DIRECTIVE: Extract everything from the first line through the line with "-0.6, 0.2, 1.1, 0.6, 0.4, 0.5, -0.1]", both ends included, except for any pictures.

RECORDED INFORMATION:
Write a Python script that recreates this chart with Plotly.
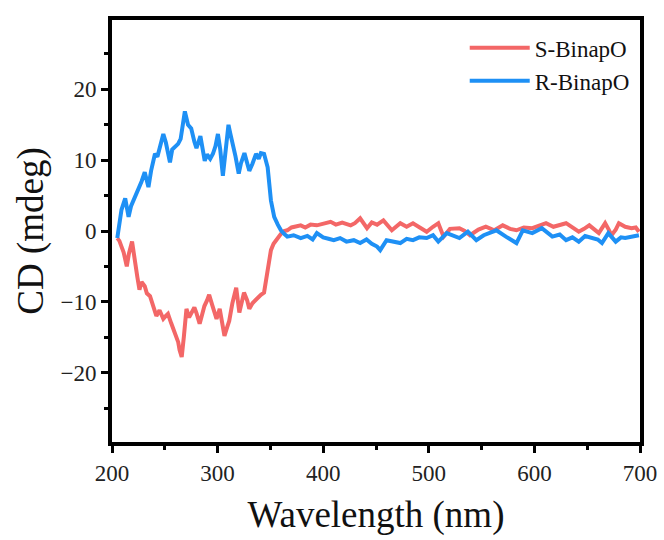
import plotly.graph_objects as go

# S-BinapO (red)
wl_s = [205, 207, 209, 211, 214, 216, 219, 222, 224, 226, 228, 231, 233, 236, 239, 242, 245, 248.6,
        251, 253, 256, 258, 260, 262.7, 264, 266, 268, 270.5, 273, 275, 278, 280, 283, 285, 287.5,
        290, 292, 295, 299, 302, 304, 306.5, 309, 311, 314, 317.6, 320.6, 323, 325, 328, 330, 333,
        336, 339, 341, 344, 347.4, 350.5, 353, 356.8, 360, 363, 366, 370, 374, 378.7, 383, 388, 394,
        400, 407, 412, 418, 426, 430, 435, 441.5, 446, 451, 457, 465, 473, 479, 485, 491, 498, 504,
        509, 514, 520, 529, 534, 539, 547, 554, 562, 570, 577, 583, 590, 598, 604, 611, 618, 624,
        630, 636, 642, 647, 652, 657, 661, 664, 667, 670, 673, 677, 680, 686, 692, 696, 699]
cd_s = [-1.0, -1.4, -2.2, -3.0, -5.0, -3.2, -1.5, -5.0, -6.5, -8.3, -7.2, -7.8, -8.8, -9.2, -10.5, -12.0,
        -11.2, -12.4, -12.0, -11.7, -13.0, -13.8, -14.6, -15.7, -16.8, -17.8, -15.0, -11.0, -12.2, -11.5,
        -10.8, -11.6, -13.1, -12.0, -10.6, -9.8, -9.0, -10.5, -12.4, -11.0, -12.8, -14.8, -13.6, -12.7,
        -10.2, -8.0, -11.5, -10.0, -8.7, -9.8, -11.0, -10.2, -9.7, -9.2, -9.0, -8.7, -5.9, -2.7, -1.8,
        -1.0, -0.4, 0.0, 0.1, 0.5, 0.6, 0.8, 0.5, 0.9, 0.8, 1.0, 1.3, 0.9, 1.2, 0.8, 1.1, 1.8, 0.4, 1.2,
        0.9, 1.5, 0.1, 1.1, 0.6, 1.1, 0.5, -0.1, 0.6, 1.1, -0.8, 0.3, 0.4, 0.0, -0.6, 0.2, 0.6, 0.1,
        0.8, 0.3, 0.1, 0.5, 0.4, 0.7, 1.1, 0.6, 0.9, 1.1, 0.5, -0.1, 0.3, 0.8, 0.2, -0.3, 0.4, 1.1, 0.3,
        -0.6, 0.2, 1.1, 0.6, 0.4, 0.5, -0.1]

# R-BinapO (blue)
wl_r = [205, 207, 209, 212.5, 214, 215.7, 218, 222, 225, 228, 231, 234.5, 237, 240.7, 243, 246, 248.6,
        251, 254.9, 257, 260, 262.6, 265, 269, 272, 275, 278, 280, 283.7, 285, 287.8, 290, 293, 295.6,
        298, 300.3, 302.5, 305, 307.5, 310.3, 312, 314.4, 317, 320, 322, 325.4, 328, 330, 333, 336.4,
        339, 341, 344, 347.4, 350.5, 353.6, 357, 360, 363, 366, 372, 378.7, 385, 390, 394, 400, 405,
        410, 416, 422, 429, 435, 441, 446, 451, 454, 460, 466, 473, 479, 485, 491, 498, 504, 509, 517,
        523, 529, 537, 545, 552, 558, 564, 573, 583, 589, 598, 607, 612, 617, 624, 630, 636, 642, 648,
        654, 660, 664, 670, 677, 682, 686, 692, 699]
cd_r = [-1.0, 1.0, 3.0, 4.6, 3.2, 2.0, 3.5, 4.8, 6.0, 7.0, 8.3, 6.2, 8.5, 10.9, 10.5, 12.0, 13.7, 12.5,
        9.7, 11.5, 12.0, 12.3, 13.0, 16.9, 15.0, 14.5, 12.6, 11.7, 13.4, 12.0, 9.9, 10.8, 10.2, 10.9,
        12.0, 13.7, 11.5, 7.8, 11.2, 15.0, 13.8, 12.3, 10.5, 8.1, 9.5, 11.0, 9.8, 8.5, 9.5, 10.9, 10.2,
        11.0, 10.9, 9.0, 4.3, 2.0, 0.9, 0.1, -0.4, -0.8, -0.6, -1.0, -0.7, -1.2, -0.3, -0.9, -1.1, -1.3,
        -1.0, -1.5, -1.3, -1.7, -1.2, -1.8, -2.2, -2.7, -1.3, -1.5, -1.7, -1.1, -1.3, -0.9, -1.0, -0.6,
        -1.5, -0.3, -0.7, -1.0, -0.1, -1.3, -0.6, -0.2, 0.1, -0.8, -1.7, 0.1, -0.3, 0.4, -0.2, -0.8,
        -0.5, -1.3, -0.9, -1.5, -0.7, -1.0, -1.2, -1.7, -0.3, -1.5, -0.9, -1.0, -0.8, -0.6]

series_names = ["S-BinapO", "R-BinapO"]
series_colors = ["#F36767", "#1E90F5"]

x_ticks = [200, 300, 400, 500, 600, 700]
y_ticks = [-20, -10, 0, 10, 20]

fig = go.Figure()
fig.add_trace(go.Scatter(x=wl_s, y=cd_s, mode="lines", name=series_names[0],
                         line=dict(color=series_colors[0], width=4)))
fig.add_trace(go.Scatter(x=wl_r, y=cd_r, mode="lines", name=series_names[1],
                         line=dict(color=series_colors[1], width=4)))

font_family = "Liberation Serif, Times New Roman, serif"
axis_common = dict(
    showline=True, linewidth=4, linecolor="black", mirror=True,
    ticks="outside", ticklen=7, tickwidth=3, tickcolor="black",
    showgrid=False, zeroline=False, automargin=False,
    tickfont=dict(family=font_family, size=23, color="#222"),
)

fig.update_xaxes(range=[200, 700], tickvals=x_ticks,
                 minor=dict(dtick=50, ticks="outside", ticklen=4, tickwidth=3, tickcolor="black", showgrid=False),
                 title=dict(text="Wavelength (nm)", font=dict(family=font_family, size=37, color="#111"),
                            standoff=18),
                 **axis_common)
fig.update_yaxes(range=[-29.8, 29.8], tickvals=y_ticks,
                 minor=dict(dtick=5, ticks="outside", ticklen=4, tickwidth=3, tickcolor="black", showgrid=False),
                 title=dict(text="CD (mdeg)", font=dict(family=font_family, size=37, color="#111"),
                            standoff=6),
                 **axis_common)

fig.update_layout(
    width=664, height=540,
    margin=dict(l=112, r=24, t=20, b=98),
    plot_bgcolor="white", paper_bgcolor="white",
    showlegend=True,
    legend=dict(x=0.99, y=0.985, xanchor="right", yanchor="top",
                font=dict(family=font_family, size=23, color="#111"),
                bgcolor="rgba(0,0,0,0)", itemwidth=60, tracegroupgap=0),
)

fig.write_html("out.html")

RESPONSE TO THIS TASK:
Write a Python script that recreates this chart with Plotly.
import plotly.graph_objects as go

# S-BinapO (red)
wl_s = [205, 207, 209, 211, 214, 216, 219, 222, 224, 226, 228, 231, 233, 236, 239, 242, 245, 248.6,
        251, 253, 256, 258, 260, 262.7, 264, 266, 268, 270.5, 273, 275, 278, 280, 283, 285, 287.5,
        290, 292, 295, 299, 302, 304, 306.5, 309, 311, 314, 317.6, 320.6, 323, 325, 328, 330, 333,
        336, 339, 341, 344, 347.4, 350.5, 353, 356.8, 360, 363, 366, 370, 374, 378.7, 383, 388, 394,
        400, 407, 412, 418, 426, 430, 435, 441.5, 446, 451, 457, 465, 473, 479, 485, 491, 498, 504,
        509, 514, 520, 529, 534, 539, 547, 554, 562, 570, 577, 583, 590, 598, 604, 611, 618, 624,
        630, 636, 642, 647, 652, 657, 661, 664, 667, 670, 673, 677, 680, 686, 692, 696, 699]
cd_s = [-1.0, -1.4, -2.2, -3.0, -5.0, -3.2, -1.5, -5.0, -6.5, -8.3, -7.2, -7.8, -8.8, -9.2, -10.5, -12.0,
        -11.2, -12.4, -12.0, -11.7, -13.0, -13.8, -14.6, -15.7, -16.8, -17.8, -15.0, -11.0, -12.2, -11.5,
        -10.8, -11.6, -13.1, -12.0, -10.6, -9.8, -9.0, -10.5, -12.4, -11.0, -12.8, -14.8, -13.6, -12.7,
        -10.2, -8.0, -11.5, -10.0, -8.7, -9.8, -11.0, -10.2, -9.7, -9.2, -9.0, -8.7, -5.9, -2.7, -1.8,
        -1.0, -0.4, 0.0, 0.1, 0.5, 0.6, 0.8, 0.5, 0.9, 0.8, 1.0, 1.3, 0.9, 1.2, 0.8, 1.1, 1.8, 0.4, 1.2,
        0.9, 1.5, 0.1, 1.1, 0.6, 1.1, 0.5, -0.1, 0.6, 1.1, -0.8, 0.3, 0.4, 0.0, -0.6, 0.2, 0.6, 0.1,
        0.8, 0.3, 0.1, 0.5, 0.4, 0.7, 1.1, 0.6, 0.9, 1.1, 0.5, -0.1, 0.3, 0.8, 0.2, -0.3, 0.4, 1.1, 0.3,
        -0.6, 0.2, 1.1, 0.6, 0.4, 0.5, -0.1]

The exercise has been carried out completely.